In Perforce, if someone checks in a file that you are also modifying, then when you next sync from the server (i.e. get latest files) you get informed that there are some changes that need resolving. The choice on when to do this is up to you. When you "resolve" a file, it does the merge into your local version - and the tools are good for this.

Having a choice on when you do it is important - you may be syncing so you can get some updates not directly related to your task (bugfix, say), and you don't at that stage want to deal with working out if someone else's change to the same files you are working on will affect you. So you carry on, do your build & test, then after that you resolve the files in your own time.

The other case is that you submit your edits without having first synced to the updated file. In this case, Perforce prevents the submission and flags the files to be resolved.
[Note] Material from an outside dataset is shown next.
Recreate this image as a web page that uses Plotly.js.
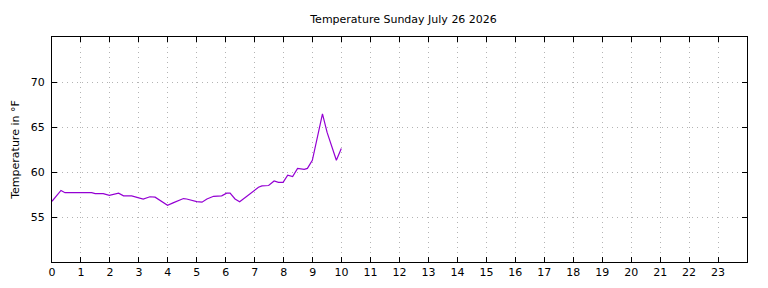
<!DOCTYPE html>
<html>
<head>
<meta charset="utf-8">
<script src="https://cdn.plot.ly/plotly-3.0.1.min.js"></script>
<style>html,body{margin:0;padding:0;background:#fff;}#chart{width:768px;height:288px;}</style>
</head>
<body>
<div id="chart"></div>
<script>
const hours = [0.0, 0.31, 0.45, 1.37, 1.49, 1.77, 1.98, 2.30, 2.47, 2.75, 3.15, 3.38, 3.56, 3.99, 4.20, 4.54, 4.65, 5.00, 5.18, 5.35, 5.58, 5.78, 5.86, 6.03, 6.15, 6.32, 6.48, 6.73, 6.96, 7.13, 7.25, 7.48, 7.67, 7.82, 7.98, 8.14, 8.31, 8.48, 8.71, 8.82, 8.99, 9.34, 9.50, 9.82, 9.99];
const temps = [56.75, 57.95, 57.7, 57.7, 57.6, 57.6, 57.4, 57.65, 57.35, 57.35, 57.0, 57.25, 57.2, 56.3, 56.6, 57.05, 57.0, 56.7, 56.65, 57.0, 57.3, 57.35, 57.35, 57.65, 57.65, 57.0, 56.7, 57.3, 57.85, 58.3, 58.45, 58.5, 59.0, 58.85, 58.85, 59.65, 59.5, 60.4, 60.3, 60.4, 61.3, 66.45, 64.4, 61.3, 62.6];
const xTicks = [0,1,2,3,4,5,6,7,8,9,10,11,12,13,14,15,16,17,18,19,20,21,22,23];
const yTicks = [55, 60, 65, 70];
const titleText = 'Temperature Sunday July 26 2026';
const yTitle = 'Temperature in °F';

const font = {family: 'DejaVu Sans, sans-serif', size: 11, color: '#000'};
Plotly.newPlot('chart', [{
  x: hours, y: temps, type: 'scatter', mode: 'lines',
  line: {color: '#9400d3', width: 1.2}, hoverinfo: 'skip'
}], {
  width: 768, height: 288,
  margin: {l: 52, r: 21, t: 37, b: 26, pad: 0},
  paper_bgcolor: '#fff', plot_bgcolor: '#fff',
  showlegend: false,
  font: font,
  title: {text: titleText, x: 0.5255, xanchor: 'center', y: 0.935, yanchor: 'middle', font: font},
  xaxis: {
    range: [0, 24], tickvals: xTicks, ticktext: xTicks.map(String),
    ticks: 'inside', ticklen: 5, tickwidth: 1, tickcolor: '#000',
    showline: true, linecolor: '#000', linewidth: 1, mirror: 'ticks',
    showgrid: true, gridcolor: '#b4b4b4', griddash: '1px,4px', gridwidth: 1,
    zeroline: false, tickfont: font, fixedrange: true
  },
  yaxis: {
    range: [50, 75], tickvals: yTicks, ticktext: yTicks.map(String),
    ticks: 'inside', ticklen: 5, tickwidth: 1, tickcolor: '#000',
    showline: true, linecolor: '#000', linewidth: 1, mirror: 'ticks',
    showgrid: true, gridcolor: '#b4b4b4', griddash: '1px,4px', gridwidth: 1,
    zeroline: false, tickfont: font, ticklabelstandoff: 4,
    title: {text: yTitle, font: font, standoff: 8}, fixedrange: true
  }
}, {displayModeBar: false, staticPlot: true});
</script>
</body>
</html>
Any sensible developer at this stage will do the merge, then recompile and/or test before submitting the change back into Perforce.

What I like about this is that it tries really hard to stop you submitting changes back to the central server that have not been explicitly processed, and hence minimises the chances of breaking the build. The resolve process is easy and very low overhead, so there is not an efficiency issue at all.

Perforce is very explicit in giving you choice and control on how changes are propagated, and backs this up with excellent tools to manage merging of edits. Personally I like choice and the power to exercise choices easily. Doubtless Subversion has its own alternatives too.

I guess it probably comes down to what you are used to - I don't think there is a significant or measurable efficiency issue.